Here’s how Iran might respond.
What is Iran anticipating?
In the first round of war this year, the Iranians were bracing for a prolonged conflict of around three months, said Hamidreza Azizi, an expert on Iranian security issues at the German Institute for International and Security Affairs.
As a result, Iran limited its use of missiles to sustain weeks of attacks against Israel and regional targets, he said.
By contrast, if war breaks out again, Iranian leaders expect fighting to be “short but high intensity,” including coordinated heavy strikes on Iran’s energy infrastructure, said Mr. Azizi, who follows public commentary by government-affiliated experts and those close to the military or security establishment.
How might Iran retaliate this time?
In any new round of fighting, Iran may fire off tens or hundreds of missiles per day to “effectively confront the enemy and also change the calculation on the other side,” Mr. Azizi said.
That will leave Gulf Arab nations having to brace for intensified attacks on their energy infrastructure.

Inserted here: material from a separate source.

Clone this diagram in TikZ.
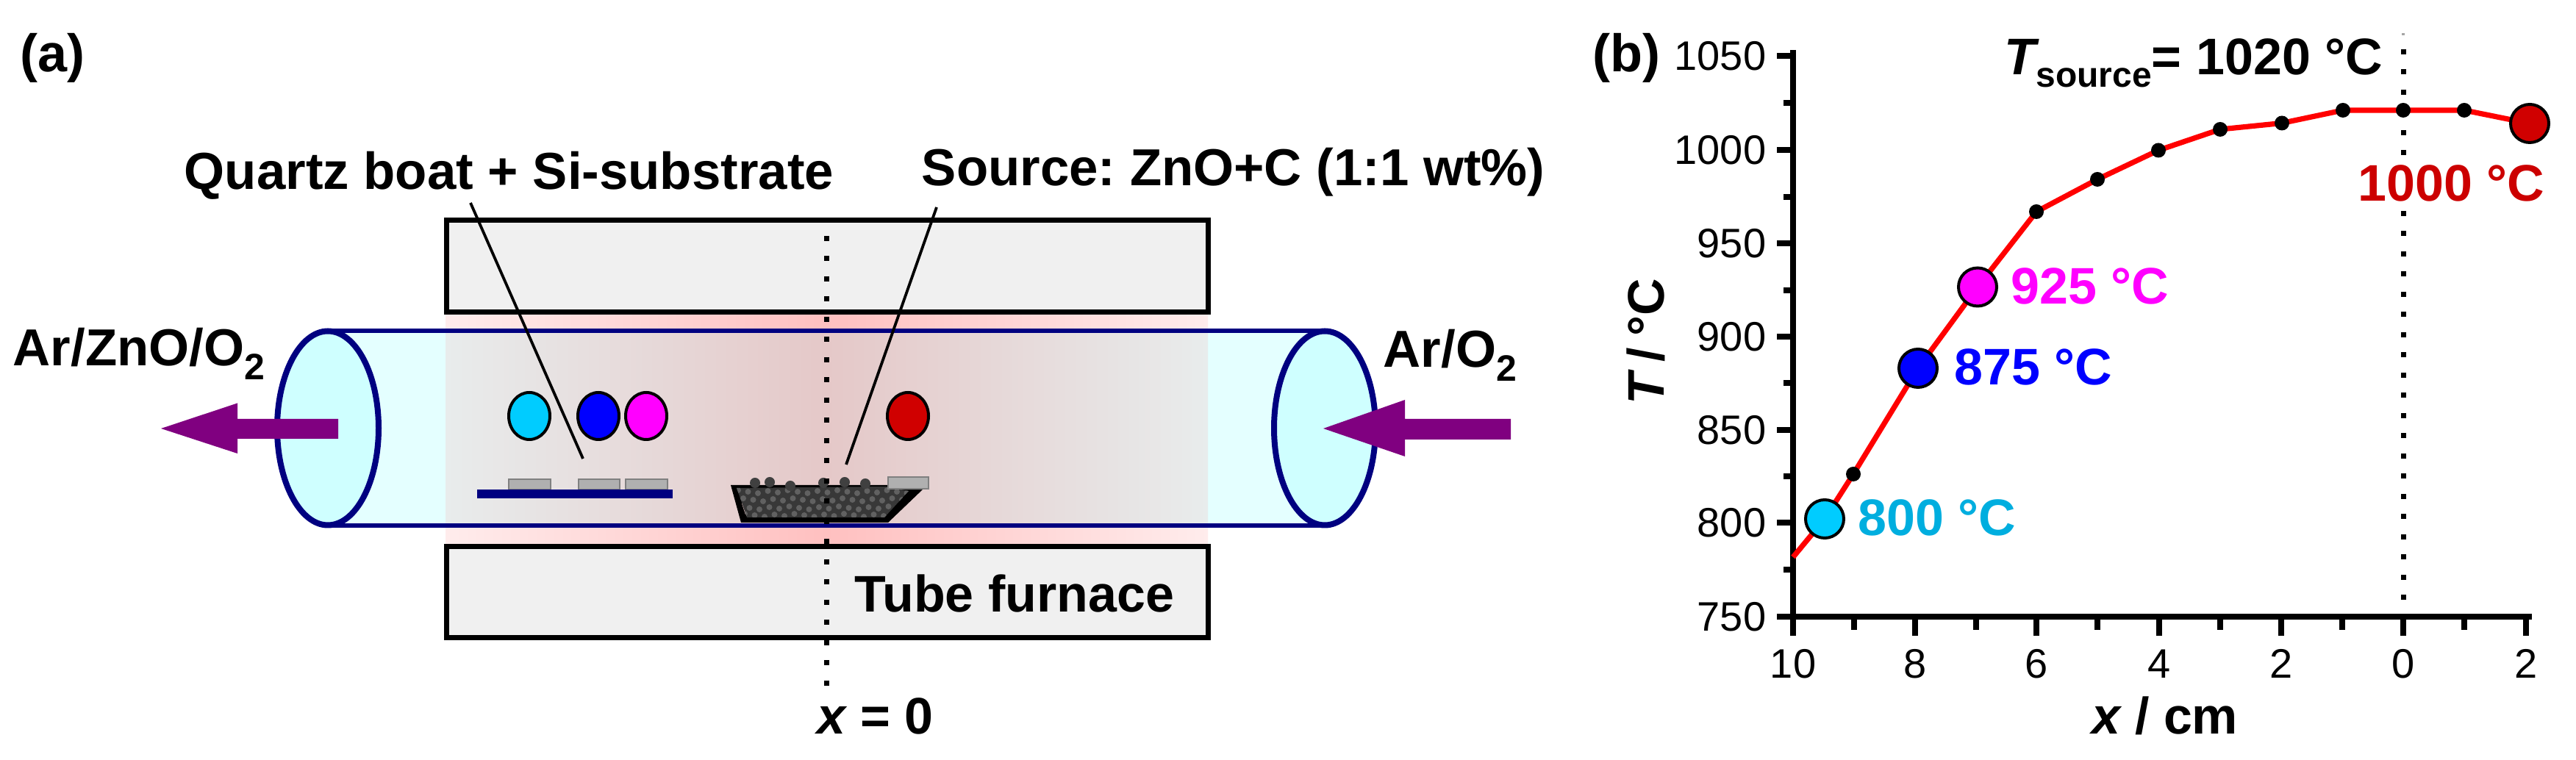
\documentclass[tikz,border=0pt]{standalone}
\usepackage{fontspec}
\setmainfont{Liberation Sans}
\frenchspacing
\definecolor{navyt}{RGB}{0,0,128}
\definecolor{purp}{RGB}{128,0,128}
\definecolor{cy}{RGB}{0,204,255}
\definecolor{cylab}{RGB}{0,174,223}
\definecolor{mag}{RGB}{255,0,255}
\definecolor{blu}{RGB}{0,0,255}
\definecolor{rd}{RGB}{208,0,0}
\definecolor{rdlab}{RGB}{204,0,0}
\definecolor{subg}{RGB}{176,176,176}
\definecolor{subd}{RGB}{128,128,128}
\definecolor{tubec}{RGB}{228,255,255}
\definecolor{endc}{RGB}{207,255,255}
\definecolor{edgein}{RGB}{232,236,236}
\definecolor{midin}{RGB}{229,200,200}
\definecolor{edgeout}{RGB}{255,236,236}
\definecolor{midout}{RGB}{255,192,192}
\newcommand{\lab}{\fontsize{17.5}{20}\selectfont\bfseries}
\newcommand{\labw}{\fontsize{17.7}{20}\selectfont\bfseries}
\newcommand{\panel}{\fontsize{18}{20}\selectfont\bfseries}
\newcommand{\tick}{\fontsize{14}{16}\selectfont}
\newcommand{\subtwo}[1]{\raisebox{-4.7pt}{\fontsize{12.5}{14}\selectfont #1}}
\tikzset{
  txt/.style={inner sep=0pt,anchor=base west,font=\lab},
  txtw/.style={inner sep=0pt,anchor=base west,font=\labw},
  furn/.style={draw=black,fill=black!6,line width=1.75pt},
  tubeline/.style={draw=navyt,line width=1.6pt},
  tubeend/.style={draw=navyt,fill=endc,line width=2pt},
  mk/.style={draw=black,line width=1pt},
  lead/.style={draw=black,line width=0.95pt},
  dotv/.style={draw=black,line width=1.75pt,dash pattern=on 1.75pt off 5.125pt},
  flow/.style={fill=purp,draw=none},
  sub/.style={fill=subg,draw=subd,line width=0.5pt},
  axis/.style={draw=black,line width=2.1pt},
  ticklab/.style={inner sep=0pt,font=\tick},
  dot/.style={fill=black,draw=none},
}
\begin{document}
\begin{tikzpicture}[x=0.25pt,y=-0.25pt]
\useasboundingbox[fill=white] (0,0) rectangle (3504,1034);
% --- panel (a): heated zone and tube
\shade[left color=edgeout,right color=edgeout,middle color=midout] (606,425) rectangle (1643,745);
\fill[tubec] (446,450) rectangle (1802,715);
\shade[left color=edgein,right color=edgein,middle color=midin] (606,450) rectangle (1643,715);
\draw[tubeline] (446,450) -- (1802,450);
\draw[tubeline] (446,715) -- (1802,715);
\draw[tubeend] (446,582.5) ellipse [x radius=69,y radius=132];
\draw[tubeend] (1802,582.5) ellipse [x radius=69,y radius=132];
% furnace
\draw[furn] (607,300) rectangle (1643,425);
\draw[furn] (607,744) rectangle (1643,868);
% temperature markers in tube
\draw[mk,fill=cy]  (720,566)  ellipse [x radius=28,y radius=32];
\draw[mk,fill=blu] (814,566)  ellipse [x radius=28,y radius=32];
\draw[mk,fill=mag] (879,566)  ellipse [x radius=28,y radius=32];
\draw[mk,fill=rd]  (1235,566) ellipse [x radius=28,y radius=32];
% quartz boat with substrates
\draw[sub] (692,652) rectangle (749,666);
\draw[sub] (787,652) rectangle (843,666);
\draw[sub] (851,652) rectangle (908,666);
\fill[navyt] (649,666) rectangle (915,678);
% source boat
\fill[black] (994,660) -- (1008,711) -- (1208,711) -- (1255,666) -- (1208,660) -- cycle;
\fill[white!85!red] (1009,685) -- (1012,684) -- (1017,700) -- (1014,700) -- cycle;
\fill[white!85!red] (1211,684) -- (1218,680) -- (1209,692) -- cycle;
\begin{scope}
\clip (1002,664) -- (1016,704) -- (1203,704) -- (1236,668) -- (1205,662) -- cycle;
\fill[black!78] (990,655) rectangle (1260,715);
\foreach \yy/\off in {669/0,680/7,691/2,701/9}
  \foreach \k in {0,...,18}
    \fill[black!62] ({1004+\off+\k*13.5},{\yy+mod(\k*7,5)-2}) circle [radius=4];
\end{scope}
\foreach \xx/\yy in {1027/657,1047/656,1075/661,1120/657,1149/656,1177/658}
  \fill[black!75] (\xx,\yy) circle [radius=7];
\draw[sub] (1208,649) rectangle (1263,665);
% centre line
\coordinate (cla) at (1124.5,321);
\coordinate (clb) at (1124.5,933);
\draw[dotv] (cla) -- (clb);
% leaders
\coordinate (qa) at (640,276);
\coordinate (qb) at (793,624);
\coordinate (sa) at (1274,282);
\coordinate (sb) at (1151,632);
\draw[lead] (qa) -- (qb);
\draw[lead] (sa) -- (sb);
% gas flow arrows
\fill[flow] (219,583) -- (323,548.5) -- (323,570) -- (460,570) -- (460,597) -- (323,597) -- (323,617) -- cycle;
\fill[flow] (1800,583) -- (1911,544) -- (1911,570) -- (2055,570) -- (2055,598) -- (1911,598) -- (1911,621) -- cycle;
% labels (a)
\node[txt,font=\panel] (pa) at (27,98) {(a)};
\node[txtw] (lq) at (250,258) {Quartz boat + Si-substrate};
\node[txtw] (ls) at (1253,253) {Source: ZnO+C (1:1 wt\%)};
\node[txtw] (lout) at (17,498) {Ar/ZnO/O\subtwo{2}};
\node[txtw] (lin) at (1881,500) {Ar/O\subtwo{2}};
\node[txt] (lf) at (1162,833) {Tube furnace};
\node[txt] (lx) at (1111,999) {\itshape x\upshape{} = 0};
% --- panel (b)
\node[txt,font=\panel] (pb) at (2166,98) {(b)};
\coordinate (da) at (3269,67);
\coordinate (db) at (3269,838);
\draw[black!35,line width=1pt] (3269,45) -- (3269,48);
\draw[dotv] (da) -- (db);
% axes
\coordinate (ax0) at (2439,839);
\coordinate (axt) at (2439,72);
\coordinate (axr) at (3440,839);
\draw[axis,line cap=rect] (axt) -- (ax0) -- (axr);
\foreach \yy/\t in {76/1050,204/1000,331/950,458/900,585/850,711/800,839/750}{
  \draw[axis] (2417,\yy) -- (2439,\yy);
  \node[ticklab,anchor=east] at (2403,\yy) {\t};
}
\foreach \yy in {140,268,395,521,648,775}
  \draw[axis] (2426,\yy) -- (2439,\yy);
\foreach \xx/\t in {2439/10,2605/8,2770/6,2937/4,3103/2,3269/0,3436/2}{
  \draw[axis] (\xx,839) -- (\xx,865);
  \node[ticklab,anchor=base] at (\xx,923) {\t};
}
\foreach \xx in {2522,2688,2853,3020,3186,3352}
  \draw[axis] (\xx,839) -- (\xx,857);
% curve
\coordinate (c0) at (2439,758);
\coordinate (c1) at (2482,706);
\coordinate (c2) at (2521,645);
\coordinate (c3) at (2609,501);
\coordinate (c4) at (2690,390.5);
\coordinate (c5) at (2770,288);
\coordinate (c6) at (2853,244);
\coordinate (c7) at (2936,204.5);
\coordinate (c8) at (3020,176);
\coordinate (c9) at (3104,167.5);
\coordinate (c10) at (3187,150);
\coordinate (c11) at (3269,150);
\coordinate (c12) at (3352,150);
\coordinate (c13) at (3441,168);
\draw[red,line width=1.8pt,line join=round] (c0) -- (c1) -- (c2) -- (c3) -- (c4) -- (c5) -- (c6) -- (c7) -- (c8) -- (c9) -- (c10) -- (c11) -- (c12) -- (c13);
\foreach \p in {c2,c5,c6,c7,c8,c9,c10,c11,c12}
  \fill[dot] (\p) circle [radius=10];
\draw[mk,fill=cy]  (c1) circle [radius=26];
\draw[mk,fill=blu] (c3) circle [radius=26];
\draw[mk,fill=mag] (c4) circle [radius=26];
\draw[mk,fill=rd]  (c13) circle [radius=26];
% plot labels
\node[txt,text=cylab] (l800) at (2527,729) {800 °C};
\node[txt,text=blu] (l875) at (2658,524) {875 °C};
\node[txt,text=mag] (l925) at (2735,414) {925 °C};
\node[txt,text=rdlab,fill=white,inner sep=1pt] (l1000) at (3203,274) {1000 °C};
\node[txt] (lsrc) at (2726,102) {\itshape T\upshape\raisebox{-4.2pt}{\fontsize{12}{14}\selectfont source}= 1020 °C};
\node[txt,rotate=90] (ly) at (2263,551) {\itshape T\upshape\hspace{0.22em}/\hspace{0.22em}°C};
\node[txt] (lxx) at (2845,999) {\itshape x\upshape{} / cm};
\end{tikzpicture}
\end{document}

Striking Gulf oil fields, refineries and ports is one of the most potent ways for Iran to inflict pain on the global economy and put pressure on Mr. Trump. If the damage is major enough, it could suck countries like the United Arab Emirates, Kuwait and Saudi Arabia even deeper into a war that many Gulf leaders have sought to avoid.
Iranian officials and government-aligned analysts have engaged in vitriolic anti-Emirati threats and rhetoric over the past several weeks, driven by their view that the U.A.E. has enabled attacks on Iran by hosting U.S. military installations. Recent news reports have disclosed that the U.A.E. and Saudi Arabia carried out secret attacks on Iran during the U.S.-Israeli onslaught.

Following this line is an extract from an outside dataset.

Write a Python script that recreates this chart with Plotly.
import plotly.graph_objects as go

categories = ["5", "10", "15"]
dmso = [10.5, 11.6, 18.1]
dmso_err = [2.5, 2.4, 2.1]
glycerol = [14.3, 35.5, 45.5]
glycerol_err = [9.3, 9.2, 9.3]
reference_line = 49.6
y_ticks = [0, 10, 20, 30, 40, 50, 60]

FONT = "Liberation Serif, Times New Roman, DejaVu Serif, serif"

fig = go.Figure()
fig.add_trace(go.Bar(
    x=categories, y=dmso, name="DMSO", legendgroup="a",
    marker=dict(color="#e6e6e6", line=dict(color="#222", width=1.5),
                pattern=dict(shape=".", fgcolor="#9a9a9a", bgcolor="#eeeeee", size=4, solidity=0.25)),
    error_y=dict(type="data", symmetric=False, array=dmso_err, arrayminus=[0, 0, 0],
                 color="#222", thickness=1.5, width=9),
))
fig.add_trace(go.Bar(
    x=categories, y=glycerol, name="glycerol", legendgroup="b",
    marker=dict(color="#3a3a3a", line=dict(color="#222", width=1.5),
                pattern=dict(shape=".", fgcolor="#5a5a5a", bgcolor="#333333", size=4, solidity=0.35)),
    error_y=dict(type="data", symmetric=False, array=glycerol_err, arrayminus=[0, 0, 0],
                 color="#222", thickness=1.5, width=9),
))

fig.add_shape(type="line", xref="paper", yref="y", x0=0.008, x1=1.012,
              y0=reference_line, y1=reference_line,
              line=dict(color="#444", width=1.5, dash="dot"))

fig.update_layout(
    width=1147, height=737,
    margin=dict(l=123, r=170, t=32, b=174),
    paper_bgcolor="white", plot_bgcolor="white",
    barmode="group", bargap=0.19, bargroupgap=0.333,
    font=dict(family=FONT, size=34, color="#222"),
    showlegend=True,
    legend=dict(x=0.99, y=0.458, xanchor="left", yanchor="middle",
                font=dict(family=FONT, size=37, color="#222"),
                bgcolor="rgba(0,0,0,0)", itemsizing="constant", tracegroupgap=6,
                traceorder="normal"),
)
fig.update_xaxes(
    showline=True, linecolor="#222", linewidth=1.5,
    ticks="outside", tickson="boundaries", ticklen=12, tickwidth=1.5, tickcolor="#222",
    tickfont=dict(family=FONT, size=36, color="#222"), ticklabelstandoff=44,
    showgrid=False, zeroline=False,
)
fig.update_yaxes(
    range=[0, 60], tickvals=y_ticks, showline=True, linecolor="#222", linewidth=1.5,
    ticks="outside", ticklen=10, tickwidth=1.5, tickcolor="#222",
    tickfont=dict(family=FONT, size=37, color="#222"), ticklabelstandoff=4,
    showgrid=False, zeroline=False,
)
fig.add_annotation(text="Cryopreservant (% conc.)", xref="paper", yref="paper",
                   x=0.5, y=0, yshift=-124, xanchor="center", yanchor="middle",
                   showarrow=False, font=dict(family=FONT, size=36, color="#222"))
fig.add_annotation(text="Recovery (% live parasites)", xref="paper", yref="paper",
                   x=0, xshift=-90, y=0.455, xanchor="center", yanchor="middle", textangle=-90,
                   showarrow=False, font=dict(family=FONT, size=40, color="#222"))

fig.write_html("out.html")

“We must certainly return the Emirates to the era of riding camels — and we can do this,” Mehdi Kharatian, an analyst who is close to Iran’s security forces, said in a podcast interview last month. “If necessary, we will occupy Abu Dhabi.”

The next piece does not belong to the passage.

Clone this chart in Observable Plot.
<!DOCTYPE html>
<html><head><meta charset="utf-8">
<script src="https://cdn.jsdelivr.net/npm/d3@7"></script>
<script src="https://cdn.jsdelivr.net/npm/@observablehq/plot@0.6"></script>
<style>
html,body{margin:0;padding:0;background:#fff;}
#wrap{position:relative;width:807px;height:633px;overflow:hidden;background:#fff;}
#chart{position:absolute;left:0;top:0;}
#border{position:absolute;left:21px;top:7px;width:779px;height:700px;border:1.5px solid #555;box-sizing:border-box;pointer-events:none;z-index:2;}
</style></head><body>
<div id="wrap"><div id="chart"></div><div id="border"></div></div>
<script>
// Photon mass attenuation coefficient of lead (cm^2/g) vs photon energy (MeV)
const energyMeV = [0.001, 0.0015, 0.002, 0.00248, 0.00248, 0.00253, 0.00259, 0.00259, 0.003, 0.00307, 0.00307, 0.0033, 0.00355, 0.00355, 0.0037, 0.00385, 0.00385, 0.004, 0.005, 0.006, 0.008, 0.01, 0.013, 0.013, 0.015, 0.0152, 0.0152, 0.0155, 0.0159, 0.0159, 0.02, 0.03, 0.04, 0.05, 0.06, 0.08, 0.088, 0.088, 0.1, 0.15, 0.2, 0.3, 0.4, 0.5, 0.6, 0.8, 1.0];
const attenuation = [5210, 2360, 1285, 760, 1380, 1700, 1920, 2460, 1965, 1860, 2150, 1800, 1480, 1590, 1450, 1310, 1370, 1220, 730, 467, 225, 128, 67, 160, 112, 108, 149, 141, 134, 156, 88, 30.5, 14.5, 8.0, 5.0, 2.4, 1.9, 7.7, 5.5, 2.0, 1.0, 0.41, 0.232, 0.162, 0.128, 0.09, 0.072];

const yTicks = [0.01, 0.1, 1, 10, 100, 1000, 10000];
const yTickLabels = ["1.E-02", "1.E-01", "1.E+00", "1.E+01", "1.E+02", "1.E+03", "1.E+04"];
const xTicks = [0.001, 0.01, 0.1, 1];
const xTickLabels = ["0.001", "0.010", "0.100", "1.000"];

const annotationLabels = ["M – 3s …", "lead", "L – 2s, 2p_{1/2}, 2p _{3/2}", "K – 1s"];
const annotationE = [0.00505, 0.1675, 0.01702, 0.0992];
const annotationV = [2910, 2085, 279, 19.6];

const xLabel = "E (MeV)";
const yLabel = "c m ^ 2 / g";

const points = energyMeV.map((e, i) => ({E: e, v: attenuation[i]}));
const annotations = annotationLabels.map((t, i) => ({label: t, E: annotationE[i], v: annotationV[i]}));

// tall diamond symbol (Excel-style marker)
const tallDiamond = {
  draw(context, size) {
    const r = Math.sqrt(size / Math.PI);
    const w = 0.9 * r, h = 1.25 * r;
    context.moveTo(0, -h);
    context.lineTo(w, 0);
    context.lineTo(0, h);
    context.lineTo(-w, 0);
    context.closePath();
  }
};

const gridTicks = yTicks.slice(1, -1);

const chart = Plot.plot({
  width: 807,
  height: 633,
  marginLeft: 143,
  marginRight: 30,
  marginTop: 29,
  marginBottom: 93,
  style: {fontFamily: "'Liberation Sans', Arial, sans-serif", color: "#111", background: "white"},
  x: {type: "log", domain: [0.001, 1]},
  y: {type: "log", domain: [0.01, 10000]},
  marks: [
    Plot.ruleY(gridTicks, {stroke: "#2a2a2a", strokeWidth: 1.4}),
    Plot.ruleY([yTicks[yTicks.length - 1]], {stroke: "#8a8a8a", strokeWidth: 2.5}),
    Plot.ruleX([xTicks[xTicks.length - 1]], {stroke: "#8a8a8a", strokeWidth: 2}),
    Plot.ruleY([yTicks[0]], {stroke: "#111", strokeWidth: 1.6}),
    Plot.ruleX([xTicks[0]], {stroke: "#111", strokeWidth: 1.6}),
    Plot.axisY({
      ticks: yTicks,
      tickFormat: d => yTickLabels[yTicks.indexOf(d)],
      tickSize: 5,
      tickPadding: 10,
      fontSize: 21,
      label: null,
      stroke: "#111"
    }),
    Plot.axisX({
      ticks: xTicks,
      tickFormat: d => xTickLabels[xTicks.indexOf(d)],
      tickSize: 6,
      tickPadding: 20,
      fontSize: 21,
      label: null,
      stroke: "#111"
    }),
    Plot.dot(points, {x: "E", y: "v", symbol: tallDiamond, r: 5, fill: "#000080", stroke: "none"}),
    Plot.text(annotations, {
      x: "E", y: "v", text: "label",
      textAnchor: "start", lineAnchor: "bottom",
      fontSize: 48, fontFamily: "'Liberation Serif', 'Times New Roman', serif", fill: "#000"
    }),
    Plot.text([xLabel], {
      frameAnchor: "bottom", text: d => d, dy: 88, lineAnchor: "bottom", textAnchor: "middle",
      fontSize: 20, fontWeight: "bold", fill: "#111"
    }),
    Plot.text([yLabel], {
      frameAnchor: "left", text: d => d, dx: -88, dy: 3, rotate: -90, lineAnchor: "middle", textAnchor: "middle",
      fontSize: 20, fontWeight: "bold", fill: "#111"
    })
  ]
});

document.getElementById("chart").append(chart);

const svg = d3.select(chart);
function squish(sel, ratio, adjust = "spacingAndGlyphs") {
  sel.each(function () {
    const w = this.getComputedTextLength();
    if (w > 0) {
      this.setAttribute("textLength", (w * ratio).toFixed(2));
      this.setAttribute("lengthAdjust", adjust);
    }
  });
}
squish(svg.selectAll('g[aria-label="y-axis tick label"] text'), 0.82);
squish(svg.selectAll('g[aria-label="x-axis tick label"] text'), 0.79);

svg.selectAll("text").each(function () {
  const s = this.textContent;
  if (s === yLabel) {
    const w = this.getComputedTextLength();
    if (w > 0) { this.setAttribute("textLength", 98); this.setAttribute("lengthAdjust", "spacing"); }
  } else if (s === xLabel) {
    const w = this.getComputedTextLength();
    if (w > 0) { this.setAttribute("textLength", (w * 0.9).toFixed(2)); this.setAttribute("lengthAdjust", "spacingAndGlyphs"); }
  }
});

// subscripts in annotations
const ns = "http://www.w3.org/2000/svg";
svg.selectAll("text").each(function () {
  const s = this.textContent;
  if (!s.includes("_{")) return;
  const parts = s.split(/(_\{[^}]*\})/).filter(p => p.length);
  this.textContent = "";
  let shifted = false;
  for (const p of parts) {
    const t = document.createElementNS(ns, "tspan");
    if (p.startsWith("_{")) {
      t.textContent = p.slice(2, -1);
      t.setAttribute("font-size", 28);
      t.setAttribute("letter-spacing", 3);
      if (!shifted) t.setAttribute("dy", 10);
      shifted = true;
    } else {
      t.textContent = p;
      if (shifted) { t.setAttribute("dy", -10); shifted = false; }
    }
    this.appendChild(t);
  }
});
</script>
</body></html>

However hyperbolic the statements, they “reflect important currents of thinking” within the leadership of Iran’s Islamic Revolutionary Guards Corps, Ali Alfoneh, a senior fellow at the Arab Gulf States Institute, said in an email.
Mr. Alfoneh dismissed reports of a potential Saudi-Iranian nonaggression pact as “entirely unrealistic.”
“The threat of Iranian retaliation against major oil producers remains one of the very few factors restraining U.S. behavior toward Iran,” he said.
What other cards does Iran have?
Iran could also try to exert control over the Bab-al-Mandeb Strait, a narrow waterway connecting the Red Sea to the Gulf of Aden through which one-tenth of global trade passes. The waterway sits alongside territory held by an Iranian-backed militia in Yemen, the Houthis.
In the last round of fighting, the Iranians used their proximity to the Strait of Hormuz, another critical trade waterway, to exert immense leverage over the world economy. If the Iranian government believes its control over that strait is in jeopardy, it may want “to make the United States focus on two maritime fronts instead of one” Mr. Azizi said.
Mr. Kharatian said in the podcast interview last month that if the United States were to strike Iranian economic infrastructure, Iran would retaliate by limiting traffic in the Bab-al-Mandeb.
That might keep up the pressure on the global economy — but the maneuver may prove complicated.
The Houthi militia has vowed to defend Iran in case of a regional war, but it responded cautiously in the last round of fighting. Analysts attributed that to calculations over how much of its dwindling military stockpiles the group could afford to use.
Vivian Nereim contributed reporting.